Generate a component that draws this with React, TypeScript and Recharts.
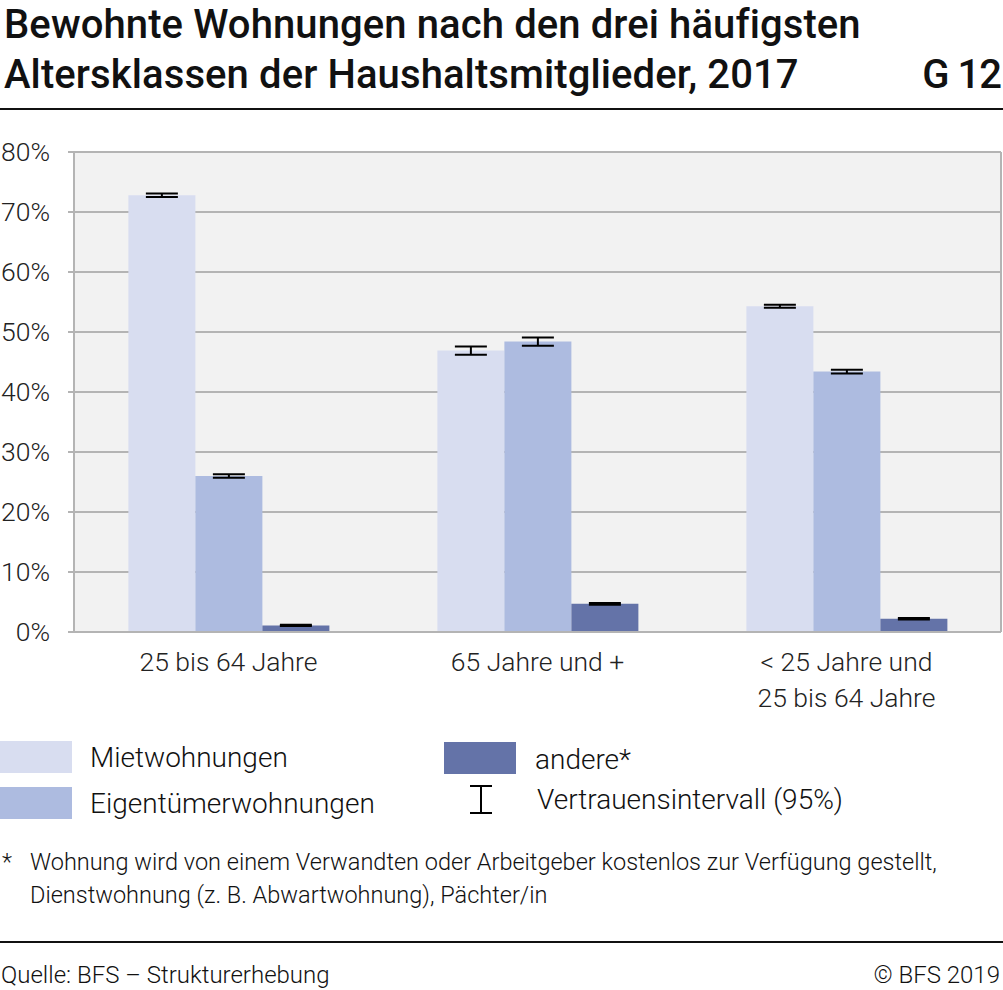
import { Bar, BarChart, CartesianGrid, ErrorBar, XAxis, YAxis } from "recharts";

const categories = ["25 bis 64 Jahre", "65 Jahre und +", "< 25 Jahre und\n25 bis 64 Jahre"];
const mietwohnungen = [72.8, 46.9, 54.3];
const mietErr = [0.3, 0.7, 0.25];
const eigentuemer = [26.0, 48.4, 43.4];
const eigentuemerErr = [0.3, 0.7, 0.3];
const andere = [1.1, 4.7, 2.2];
const andereErr = [0.12, 0.15, 0.12];
const yTicks = [0, 10, 20, 30, 40, 50, 60, 70, 80];

const COLORS = { miet: "#d8ddf0", eigen: "#adbbe0", andere: "#6473a8" };
const GRID = "#b4b4b4";
const FONT = "Roboto, sans-serif";

const data = categories.map((c, i) => ({
  category: c,
  miet: mietwohnungen[i],
  mietErr: mietErr[i],
  eigen: eigentuemer[i],
  eigenErr: eigentuemerErr[i],
  andere: andere[i],
  andereErr: andereErr[i],
}));

function CategoryTick(props: any) {
  const { x, y, payload } = props;
  const lines = String(payload.value).split("\n");
  return (
    <text x={x} y={y} textAnchor="middle" fill="#222" fontSize={26.5} fontWeight={300} fontFamily={FONT}>
      {lines.map((l, i) => (
        <tspan key={i} x={x} dy={i === 0 ? 31 : 36}>
          {l}
        </tspan>
      ))}
    </text>
  );
}

function Swatch({ color }: { color: string }) {
  return <div style={{ width: 72, height: 32, background: color }} />;
}

export default function App() {
  const text = { fontFamily: FONT, color: "#111" };
  const title = { position: "absolute" as const, fontSize: 40, fontWeight: 500, lineHeight: "42px", whiteSpace: "nowrap" as const };
  const legendText = { position: "absolute" as const, fontSize: 28, fontWeight: 300, lineHeight: "34px" };
  return (
    <div style={{ position: "absolute", left: 0, top: 0, width: 1003, height: 990, background: "#fff", ...text }}>
      <div style={{ ...title, left: 4, top: 4, letterSpacing: 0.1 }}>Bewohnte Wohnungen nach den drei häufigsten</div>
      <div style={{ ...title, left: 4, top: 54, letterSpacing: 0.1 }}>Altersklassen der Haushaltsmitglieder, 2017</div>
      <div style={{ ...title, right: 2, top: 54, letterSpacing: -1 }}>G 12</div>
      <div style={{ position: "absolute", left: 0, top: 108, width: 1003, height: 2, background: "#111" }} />

      <div style={{ position: "absolute", left: 0, top: 0 }}>
        <BarChart
          width={1003}
          height={720}
          data={data}
          margin={{ top: 152, right: 1, bottom: 28, left: 0 }}
          barCategoryGap="17.6%"
          barGap={0}
        >
          <CartesianGrid fill="#f2f2f2" vertical={false} stroke={GRID} strokeWidth={2} yAxisId="l" />
          <XAxis
            dataKey="category"
            height={60}
            tickLine={false}
            axisLine={{ stroke: GRID, strokeWidth: 2 }}
            tick={<CategoryTick />}
            interval={0}
          />
          <YAxis
            yAxisId="l"
            width={74}
            domain={[0, 80]}
            ticks={yTicks}
            tickFormatter={(v) => `${v}%`}
            axisLine={{ stroke: GRID, strokeWidth: 2 }}
            tickLine={{ stroke: GRID, strokeWidth: 2 }}
            tickSize={6}
            tickMargin={18}
            tick={{ fill: "#222", fontSize: 26.5, fontWeight: 300, fontFamily: FONT }}
          />
          <YAxis
            yAxisId="r"
            orientation="right"
            width={1}
            domain={[0, 80]}
            tick={false}
            tickLine={false}
            axisLine={{ stroke: GRID, strokeWidth: 2 }}
          />
          <Bar yAxisId="l" dataKey="miet" fill={COLORS.miet} isAnimationActive={false}>
            <ErrorBar dataKey="mietErr" width={16} strokeWidth={2} stroke="#000" direction="y" />
          </Bar>
          <Bar yAxisId="l" dataKey="eigen" fill={COLORS.eigen} isAnimationActive={false}>
            <ErrorBar dataKey="eigenErr" width={16} strokeWidth={2} stroke="#000" direction="y" />
          </Bar>
          <Bar yAxisId="l" dataKey="andere" fill={COLORS.andere} isAnimationActive={false}>
            <ErrorBar dataKey="andereErr" width={16} strokeWidth={2} stroke="#000" direction="y" />
          </Bar>
        </BarChart>
      </div>

      {/* legend */}
      <div style={{ position: "absolute", left: 0, top: 741 }}>
        <Swatch color={COLORS.miet} />
      </div>
      <div style={{ ...legendText, left: 90, top: 741 }}>Mietwohnungen</div>
      <div style={{ position: "absolute", left: 0, top: 787 }}>
        <Swatch color={COLORS.eigen} />
      </div>
      <div style={{ ...legendText, left: 90, top: 787 }}>Eigentümerwohnungen</div>
      <div style={{ position: "absolute", left: 444, top: 742 }}>
        <Swatch color={COLORS.andere} />
      </div>
      <div style={{ ...legendText, left: 535, top: 743 }}>andere*</div>
      <svg style={{ position: "absolute", left: 466, top: 784 }} width={30} height={32}>
        <line x1={4} x2={26} y1={2} y2={2} stroke="#000" strokeWidth={2} />
        <line x1={15} x2={15} y1={2} y2={29} stroke="#000" strokeWidth={2} />
        <line x1={4} x2={26} y1={29} y2={29} stroke="#000" strokeWidth={2} />
      </svg>
      <div style={{ ...legendText, left: 537, top: 783 }}>Vertrauensintervall (95%)</div>

      {/* footnote */}
      <div style={{ position: "absolute", left: 2, top: 846, fontSize: 23.5, fontWeight: 300, lineHeight: "33px" }}>*</div>
      <div style={{ position: "absolute", left: 30, top: 846, fontSize: 23.5, fontWeight: 300, lineHeight: "33px" }}>
        Wohnung wird von einem Verwandten oder Arbeitgeber kostenlos zur Verfügung gestellt,
        <br />
        Dienstwohnung (z. B. Abwartwohnung), Pächter/in
      </div>

      <div style={{ position: "absolute", left: 0, top: 941, width: 1003, height: 2, background: "#111" }} />
      <div style={{ position: "absolute", left: 1, top: 959, fontSize: 24, fontWeight: 300, lineHeight: "32px" }}>
        Quelle: BFS – Strukturerhebung
      </div>
      <div style={{ position: "absolute", right: 3, top: 959, fontSize: 24, fontWeight: 300, lineHeight: "32px" }}>
        © BFS 2019
      </div>
    </div>
  );
}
-=-=-=-=-
__WHAT THIS TASK INVOLVES__:
Set the pictures aside and transcribe the data above exactly.

__RESPONSE TO THIS EXERCISE__:
Generate a component that draws this with React, TypeScript and Recharts.
import { Bar, BarChart, CartesianGrid, ErrorBar, XAxis, YAxis } from "recharts";

const categories = ["25 bis 64 Jahre", "65 Jahre und +", "< 25 Jahre und\n25 bis 64 Jahre"];
const mietwohnungen = [72.8, 46.9, 54.3];
const mietErr = [0.3, 0.7, 0.25];
const eigentuemer = [26.0, 48.4, 43.4];
const eigentuemerErr = [0.3, 0.7, 0.3];
const andere = [1.1, 4.7, 2.2];
const andereErr = [0.12, 0.15, 0.12];
const yTicks = [0, 10, 20, 30, 40, 50, 60, 70, 80];

const COLORS = { miet: "#d8ddf0", eigen: "#adbbe0", andere: "#6473a8" };
const GRID = "#b4b4b4";
const FONT = "Roboto, sans-serif";

const data = categories.map((c, i) => ({
  category: c,
  miet: mietwohnungen[i],
  mietErr: mietErr[i],
  eigen: eigentuemer[i],
  eigenErr: eigentuemerErr[i],
  andere: andere[i],
  andereErr: andereErr[i],
}));

function CategoryTick(props: any) {
  const { x, y, payload } = props;
  const lines = String(payload.value).split("\n");
  return (
    <text x={x} y={y} textAnchor="middle" fill="#222" fontSize={26.5} fontWeight={300} fontFamily={FONT}>
      {lines.map((l, i) => (
        <tspan key={i} x={x} dy={i === 0 ? 31 : 36}>
          {l}
        </tspan>
      ))}
    </text>
  );
}

function Swatch({ color }: { color: string }) {
  return <div style={{ width: 72, height: 32, background: color }} />;
}

export default function App() {
  const text = { fontFamily: FONT, color: "#111" };
  const title = { position: "absolute" as const, fontSize: 40, fontWeight: 500, lineHeight: "42px", whiteSpace: "nowrap" as const };
  const legendText = { position: "absolute" as const, fontSize: 28, fontWeight: 300, lineHeight: "34px" };
  return (
    <div style={{ position: "absolute", left: 0, top: 0, width: 1003, height: 990, background: "#fff", ...text }}>
      <div style={{ ...title, left: 4, top: 4, letterSpacing: 0.1 }}>Bewohnte Wohnungen nach den drei häufigsten</div>
      <div style={{ ...title, left: 4, top: 54, letterSpacing: 0.1 }}>Altersklassen der Haushaltsmitglieder, 2017</div>
      <div style={{ ...title, right: 2, top: 54, letterSpacing: -1 }}>G 12</div>
      <div style={{ position: "absolute", left: 0, top: 108, width: 1003, height: 2, background: "#111" }} />

      <div style={{ position: "absolute", left: 0, top: 0 }}>
        <BarChart
          width={1003}
          height={720}
          data={data}
          margin={{ top: 152, right: 1, bottom: 28, left: 0 }}
          barCategoryGap="17.6%"
          barGap={0}
        >
          <CartesianGrid fill="#f2f2f2" vertical={false} stroke={GRID} strokeWidth={2} yAxisId="l" />
          <XAxis
            dataKey="category"
            height={60}
            tickLine={false}
            axisLine={{ stroke: GRID, strokeWidth: 2 }}
            tick={<CategoryTick />}
            interval={0}
          />
          <YAxis
            yAxisId="l"
            width={74}
            domain={[0, 80]}
            ticks={yTicks}
            tickFormatter={(v) => `${v}%`}
            axisLine={{ stroke: GRID, strokeWidth: 2 }}
            tickLine={{ stroke: GRID, strokeWidth: 2 }}
            tickSize={6}
            tickMargin={18}
            tick={{ fill: "#222", fontSize: 26.5, fontWeight: 300, fontFamily: FONT }}
          />
          <YAxis
            yAxisId="r"
            orientation="right"
            width={1}
            domain={[0, 80]}
            tick={false}
            tickLine={false}
            axisLine={{ stroke: GRID, strokeWidth: 2 }}
          />
          <Bar yAxisId="l" dataKey="miet" fill={COLORS.miet} isAnimationActive={false}>
            <ErrorBar dataKey="mietErr" width={16} strokeWidth={2} stroke="#000" direction="y" />
          </Bar>
          <Bar yAxisId="l" dataKey="eigen" fill={COLORS.eigen} isAnimationActive={false}>
            <ErrorBar dataKey="eigenErr" width={16} strokeWidth={2} stroke="#000" direction="y" />
          </Bar>
          <Bar yAxisId="l" dataKey="andere" fill={COLORS.andere} isAnimationActive={false}>
            <ErrorBar dataKey="andereErr" width={16} strokeWidth={2} stroke="#000" direction="y" />
          </Bar>
        </BarChart>
      </div>

      {/* legend */}
      <div style={{ position: "absolute", left: 0, top: 741 }}>
        <Swatch color={COLORS.miet} />
      </div>
      <div style={{ ...legendText, left: 90, top: 741 }}>Mietwohnungen</div>
      <div style={{ position: "absolute", left: 0, top: 787 }}>
        <Swatch color={COLORS.eigen} />
      </div>
      <div style={{ ...legendText, left: 90, top: 787 }}>Eigentümerwohnungen</div>
      <div style={{ position: "absolute", left: 444, top: 742 }}>
        <Swatch color={COLORS.andere} />
      </div>
      <div style={{ ...legendText, left: 535, top: 743 }}>andere*</div>
      <svg style={{ position: "absolute", left: 466, top: 784 }} width={30} height={32}>
        <line x1={4} x2={26} y1={2} y2={2} stroke="#000" strokeWidth={2} />
        <line x1={15} x2={15} y1={2} y2={29} stroke="#000" strokeWidth={2} />
        <line x1={4} x2={26} y1={29} y2={29} stroke="#000" strokeWidth={2} />
      </svg>
      <div style={{ ...legendText, left: 537, top: 783 }}>Vertrauensintervall (95%)</div>

      {/* footnote */}
      <div style={{ position: "absolute", left: 2, top: 846, fontSize: 23.5, fontWeight: 300, lineHeight: "33px" }}>*</div>
      <div style={{ position: "absolute", left: 30, top: 846, fontSize: 23.5, fontWeight: 300, lineHeight: "33px" }}>
        Wohnung wird von einem Verwandten oder Arbeitgeber kostenlos zur Verfügung gestellt,
        <br />
        Dienstwohnung (z. B. Abwartwohnung), Pächter/in
      </div>

      <div style={{ position: "absolute", left: 0, top: 941, width: 1003, height: 2, background: "#111" }} />
      <div style={{ position: "absolute", left: 1, top: 959, fontSize: 24, fontWeight: 300, lineHeight: "32px" }}>
        Quelle: BFS – Strukturerhebung
      </div>
      <div style={{ position: "absolute", right: 3, top: 959, fontSize: 24, fontWeight: 300, lineHeight: "32px" }}>
        © BFS 2019
      </div>
    </div>
  );
}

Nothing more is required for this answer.